2. Faktor Kultur atau Budaya Faktor kultur atau budaya kemudian ikut berpengaruh dan mendukung pengambian keputusan menikah karena individu terus berinteraksi dalam masyarakat yang mempunyai budaya. Kultur atau budaya awalnya akan diperoleh oleh masing-masing individu dari keluarga melalui proses sosialisasi. Masing-masing individu mempunyai peran dan 78
kewajiban dalam. Mereka akan terus didorong dan terdorong untuk melaksanakan perannya guna untuk memenuhi segala kebutuhannya. Seperangkat nilai budaya dalam suatu masyarakat berlaku tetap untuk anggotanya. Sebuah sistem budaya yang berlaku akan terus ada karena secara tidak langsung terdapat perintah moral untuk melaksanakannnya. Seperti halnya dalam pernikahan, ada hal-hal yang sudah biasa terjadi yang kemudian sudah tidak mengherankan lagi jika ada yang melakukan. Beberapa masyarakat dalam sebuah lingkungan menerapkan menikah muda yang kemudian memunculkan adanya mahasiswa yang menikah ketika masih kuliah.

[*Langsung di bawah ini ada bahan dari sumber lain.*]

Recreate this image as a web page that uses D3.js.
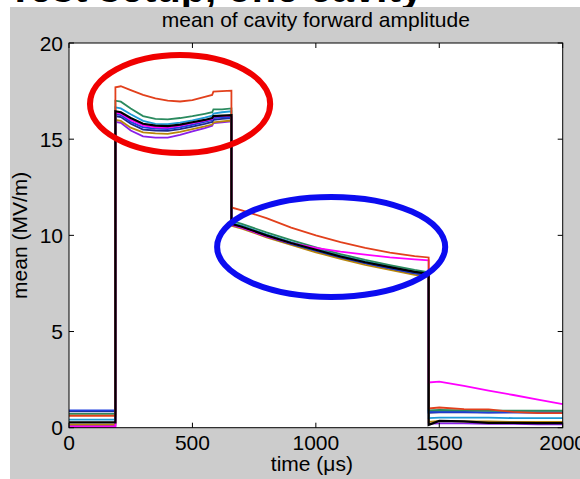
<!DOCTYPE html>
<html><head><meta charset="utf-8">
<script src="https://cdn.jsdelivr.net/npm/d3@7"></script>
<style>body{margin:0;background:#fff;} svg{display:block;font-family:"Liberation Sans",Arial,Helvetica,sans-serif;}</style>
</head><body><svg id="c" width="580" height="479"></svg>
<script>
// ---- data ----
const time = [0,188,188,210,250,300,350,400,450,500,550,580,585,620,658,658,700,800,900,1000,1100,1200,1300,1400,1457,1457,1500,1600,1700,1800,1900,2000];
const xTicks = [0,500,1000,1500,2000];
const yTicks = [0,5,10,15,20];
const titleText = "mean of cavity forward amplitude";
const xLabel = "time (\u03bcs)";
const yLabel = "mean (MV/m)";
const slideTitle = "Test setup, one cavity";

const white   = [0.56,0.56, 16.8,16.75,16.45,16.1,15.92,15.9,15.98,16.1,16.22,16.32,16.42,16.46,16.5, 10.62,10.47,10.02,9.62,9.27,8.92,8.62,8.36,8.11,8.0, 0.62,0.62,0.62,0.62,0.6,0.6,0.6];
const purple  = [0.1,0.1, 15.9,15.85,15.45,15.15,15.08,15.08,15.22,15.4,15.58,15.7,15.83,15.88,15.93, 10.55,10.42,9.97,9.58,9.22,8.87,8.56,8.29,8.04,7.94, 0.2,0.22,0.22,0.2,0.2,0.18,0.18];
const gold    = [0.16,0.16, 16.0,15.95,15.6,15.35,15.3,15.28,15.38,15.52,15.66,15.76,15.87,15.92,15.97, 10.5,10.35,9.9,9.5,9.12,8.78,8.47,8.2,7.95,7.85, 0.3,0.35,0.33,0.33,0.3,0.3,0.3];
const navy    = [0.85,0.85, 16.2,16.15,15.8,15.5,15.45,15.43,15.52,15.65,15.8,15.9,16.0,16.05,16.1, 10.55,10.4,9.95,9.55,9.2,8.85,8.55,8.28,8.03,7.93, 0.78,0.8,0.8,0.78,0.8,0.78,0.78];
const blue    = [0.9,0.9, 16.3,16.25,15.9,15.62,15.55,15.53,15.62,15.75,15.9,16.0,16.1,16.13,16.15, 10.58,10.43,9.98,9.57,9.22,8.88,8.57,8.3,8.05,7.95, 0.82,0.82,0.82,0.8,0.8,0.8,0.8];
const cyan    = [0.42,0.42, 16.65,16.6,16.3,15.95,15.8,15.78,15.86,15.98,16.12,16.22,16.33,16.4,16.45, 10.65,10.5,10.05,9.65,9.3,8.95,8.65,8.38,8.12,8.0, 0.5,0.52,0.52,0.52,0.5,0.5,0.5];
const green   = [0.72,0.72, 17.0,16.95,16.6,16.2,16.05,16.03,16.1,16.2,16.32,16.4,16.55,16.55,16.6, 10.75,10.6,10.15,9.75,9.38,9.03,8.72,8.45,8.2,8.08, 0.9,0.92,0.9,0.88,0.88,0.88,0.88];
const magenta = [0.05,0.05, 16.38,16.33,16.0,15.72,15.62,15.6,15.7,15.83,15.97,16.05,16.17,16.2,16.22, 10.55,10.4,9.95,9.6,9.35,9.15,9.0,8.85,8.75,8.7, 2.35,2.4,2.17,1.93,1.7,1.46,1.22];
const red     = [0.62,0.62, 17.7,17.75,17.55,17.3,17.12,17.0,16.96,17.03,17.2,17.3,17.47,17.5,17.52, 11.45,11.3,10.9,10.4,10.0,9.65,9.35,9.1,8.92,8.85, 1.0,1.05,0.97,0.95,0.82,0.76,0.76];
const black   = [0.28,0.28, 16.45,16.4,16.1,15.8,15.7,15.68,15.76,15.88,16.0,16.1,16.2,16.22,16.25, 10.6,10.45,10.0,9.6,9.25,8.9,8.6,8.35,8.1,8.0, 0.15,0.35,0.33,0.25,0.25,0.24,0.24];

const seriesValues = [white, purple, gold, navy, blue, cyan, green, magenta, red, black];
const seriesColors = ["#ffffff","#8a1fe8","#b8860b","#1c2a8c","#1f3fe0","#1e9ad6","#2a8a5e","#ff00ff","#e2401c","#000000"];
const seriesWidths = [1.8,1.8,1.8,1.8,1.8,1.8,1.8,1.8,1.8,2.2];

// ---- layout ----
const W = 580, H = 479;
const m = {left:69, right:562.7, top:43, bottom:427.7};
const svg = d3.select("#c");

// slide title fragment cut off at the top of the picture
svg.append("defs").append("clipPath").attr("id", "topclip")
  .append("rect").attr("x", 0).attr("y", 0).attr("width", W).attr("height", 7);
svg.append("text").attr("clip-path", "url(#topclip)")
  .attr("x", 8).attr("y", 1.5).attr("font-size", 40).attr("font-weight", "bold")
  .attr("fill", "#000").text(slideTitle);
// figure background
svg.append("rect").attr("x", 10).attr("y", 7).attr("width", W - 10).attr("height", H - 7).attr("fill", "#cccccc");
// axes background
svg.append("rect").attr("x", m.left).attr("y", m.top).attr("width", m.right - m.left).attr("height", m.bottom - m.top).attr("fill", "#fff");

const x = d3.scaleLinear().domain([0, 2000]).range([m.left, m.right]);
const y = d3.scaleLinear().domain([0, 20]).range([m.bottom, m.top]);

const line = d3.line().x((d, i) => x(time[i])).y(d => y(d));
const g = svg.append("g");
seriesValues.forEach((vals, k) => {
  g.append("path").attr("d", line(vals)).attr("fill", "none")
    .attr("stroke", seriesColors[k]).attr("stroke-width", seriesWidths[k]).attr("stroke-linejoin", "miter");
});

// annotation ellipses
svg.append("ellipse").attr("cx", x(450)).attr("cy", y(16.83))
  .attr("rx", x(365) - x(0)).attr("ry", y(0) - y(2.55))
  .attr("fill", "none").attr("stroke", "#f00000").attr("stroke-width", 6);
svg.append("ellipse").attr("cx", x(1062)).attr("cy", y(9.4))
  .attr("rx", x(462) - x(0)).attr("ry", y(0) - y(2.6))
  .attr("fill", "none").attr("stroke", "#0c0cf0").attr("stroke-width", 6);

// axes box and ticks (MATLAB style, inward)
const tl = 5;
const ax = svg.append("g").attr("stroke", "#000").attr("stroke-width", 1);
ax.append("rect").attr("x", m.left).attr("y", m.top).attr("width", m.right - m.left).attr("height", m.bottom - m.top).attr("fill", "none");
xTicks.forEach(t => {
  ax.append("line").attr("x1", x(t)).attr("x2", x(t)).attr("y1", m.bottom).attr("y2", m.bottom - tl);
  ax.append("line").attr("x1", x(t)).attr("x2", x(t)).attr("y1", m.top).attr("y2", m.top + tl);
});
yTicks.forEach(v => {
  ax.append("line").attr("x1", m.left).attr("x2", m.left + tl).attr("y1", y(v)).attr("y2", y(v));
  ax.append("line").attr("x1", m.right).attr("x2", m.right - tl).attr("y1", y(v)).attr("y2", y(v));
});

const fs = 21;
svg.append("g").selectAll("text").data(xTicks).join("text")
  .attr("x", d => x(d)).attr("y", 450).attr("text-anchor", "middle").attr("font-size", fs).text(d => d);
svg.append("g").selectAll("text").data(yTicks).join("text")
  .attr("x", 63).attr("y", d => y(d) + 7.5).attr("text-anchor", "end").attr("font-size", fs).text(d => d);

svg.append("text").attr("x", (m.left + m.right) / 2).attr("y", 27).attr("text-anchor", "middle")
  .attr("font-size", fs).text(titleText);
svg.append("text").attr("x", (m.left + m.right) / 2 - 4).attr("y", 471).attr("text-anchor", "middle")
  .attr("font-size", fs).text(xLabel);
svg.append("text").attr("transform", `translate(27,${(m.top + m.bottom) / 2}) rotate(-90)`).attr("text-anchor", "middle")
  .attr("font-size", fs).text(yLabel);
</script></body></html>
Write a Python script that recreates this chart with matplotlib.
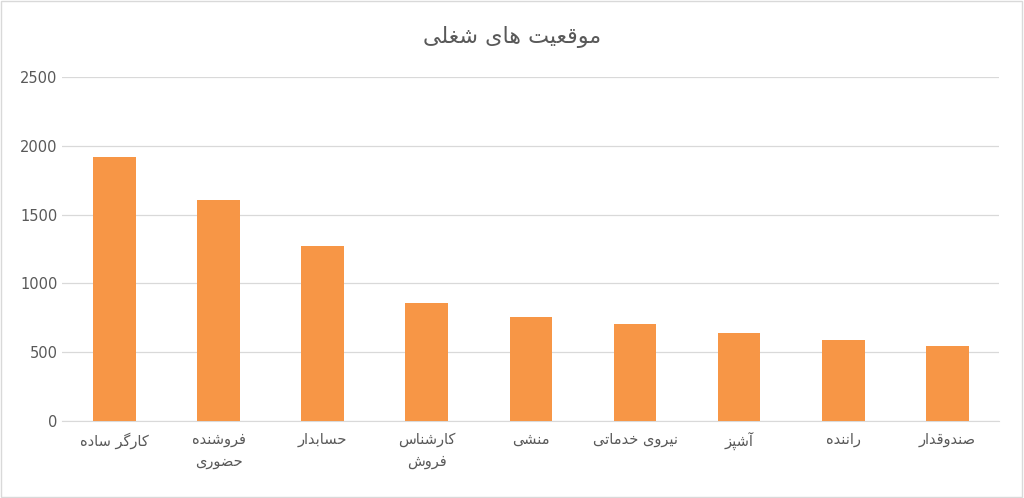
import matplotlib.pyplot as plt
from matplotlib.patches import Rectangle

labels = ["کارگر ساده", "فروشنده\nحضوری", "حسابدار", "کارشناس\nفروش", "منشی",
          "نیروی خدماتی", "آشپز", "راننده", "صندوقدار"]
values = [1920, 1610, 1275, 855, 755, 705, 640, 590, 545]
title = "موقعیت های شغلی"

# isolated, final, initial, medial
FORMS = {
    'ا': (0xFE8D, 0xFE8E, None, None), 'آ': (0xFE81, 0xFE82, None, None),
    'ب': (0xFE8F, 0xFE90, 0xFE91, 0xFE92), 'پ': (0xFB56, 0xFB57, 0xFB58, 0xFB59),
    'ت': (0xFE95, 0xFE96, 0xFE97, 0xFE98), 'ح': (0xFEA1, 0xFEA2, 0xFEA3, 0xFEA4),
    'خ': (0xFEA5, 0xFEA6, 0xFEA7, 0xFEA8), 'د': (0xFEA9, 0xFEAA, None, None),
    'ر': (0xFEAD, 0xFEAE, None, None), 'ز': (0xFEAF, 0xFEB0, None, None),
    'س': (0xFEB1, 0xFEB2, 0xFEB3, 0xFEB4), 'ش': (0xFEB5, 0xFEB6, 0xFEB7, 0xFEB8),
    'ص': (0xFEB9, 0xFEBA, 0xFEBB, 0xFEBC), 'ض': (0xFEBD, 0xFEBE, 0xFEBF, 0xFEC0),
    'ع': (0xFEC9, 0xFECA, 0xFECB, 0xFECC), 'غ': (0xFECD, 0xFECE, 0xFECF, 0xFED0),
    'ف': (0xFED1, 0xFED2, 0xFED3, 0xFED4), 'ق': (0xFED5, 0xFED6, 0xFED7, 0xFED8),
    'ک': (0xFB8E, 0xFB8F, 0xFB90, 0xFB91), 'گ': (0xFB92, 0xFB93, 0xFB94, 0xFB95),
    'ل': (0xFEDD, 0xFEDE, 0xFEDF, 0xFEE0), 'م': (0xFEE1, 0xFEE2, 0xFEE3, 0xFEE4),
    'ن': (0xFEE5, 0xFEE6, 0xFEE7, 0xFEE8), 'ه': (0xFEE9, 0xFEEA, 0xFEEB, 0xFEEC),
    'و': (0xFEED, 0xFEEE, None, None), 'ی': (0xFBFC, 0xFBFD, 0xFBFE, 0xFBFF),
}


def shape_word(w):
    out = []
    for i, ch in enumerate(w):
        f = FORMS.get(ch)
        if f is None:
            out.append(ch)
            continue
        prev = w[i - 1] if i > 0 else None
        nxt = w[i + 1] if i + 1 < len(w) else None
        jp = prev in FORMS and FORMS[prev][2] is not None
        jn = nxt in FORMS and f[2] is not None
        if jp and jn:
            c = f[3]
        elif jp:
            c = f[1]
        elif jn:
            c = f[2]
        else:
            c = f[0]
        out.append(chr(c))
    return "".join(out)


def rtl(s):
    lines = []
    for line in s.split("\n"):
        words = [shape_word(w)[::-1] for w in line.split(" ")]
        lines.append(" ".join(words[::-1]))
    return "\n".join(lines)


plt.rcParams['font.family'] = ['DejaVu Sans']
fig = plt.figure(figsize=(10.24, 4.98), dpi=100)
ax = fig.add_axes([0.061, 0.155, 0.915, 0.69])
x = range(len(values))
ax.bar(x, values, width=0.41, color="#F79646", zorder=3)
ax.set_xlim(-0.5, len(values) - 0.5)
ax.set_ylim(0, 2500)
ax.set_yticks(range(0, 2501, 500))
ax.set_xticks(list(x))
ax.set_xticklabels([rtl(l) for l in labels], color="#595959", fontsize=10.5, linespacing=1.6)
ax.tick_params(axis='y', colors="#595959", labelsize=10.5, length=0)
ax.tick_params(axis='x', length=0, pad=8)
ax.grid(axis='y', color="#D9D9D9", linewidth=0.9, zorder=0)
for s in ["top", "right", "left"]:
    ax.spines[s].set_visible(False)
ax.spines["bottom"].set_color("#D9D9D9")
fig.text(0.5, 0.925, rtl(title), ha='center', va='center', fontsize=16, color="#595959")
fig.patches.append(Rectangle((0.001, 0.002), 0.997, 0.995, transform=fig.transFigure,
                             fill=False, edgecolor="#D9D9D9", linewidth=1))
fig.savefig("out.png", dpi=100)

3. Sumber Daya Faktor pendukung terakhir yaitu adanya sumber daya. Sumber daya dimaksudkan dengan adanya ruang tawar-menawar antar aktor. Kepemilikan daya bagi mahasiswa dimanfaatkan untuk mencapai keinginannya untuk menikah. Dasar tipe keluarga juga mempengaruhi. Ketika keluarga yang dididik membebaskan, semakin memperbesar ruang tawar-menawar. Sebaliknya, jika keluarganya mengekang akan memperkecil peluang ruang tawar-menawar dengan kata lain harus ada usaha yang cukup besar untuk melakukan tawarmenawar. Sumber daya lain juga dapat dipengaruhi karena keepercayaan dari orang tua terhadap anaknya. Anaknya dipercayakan untuk bisa mengambil keputusan sendiri dengan tetap mendapatkan kontrol dari keluarganya. Dengan begitu ada mahasiswa yang berusaha kuliah sambil kerja lalu kemudian memutuskan untuk menikah.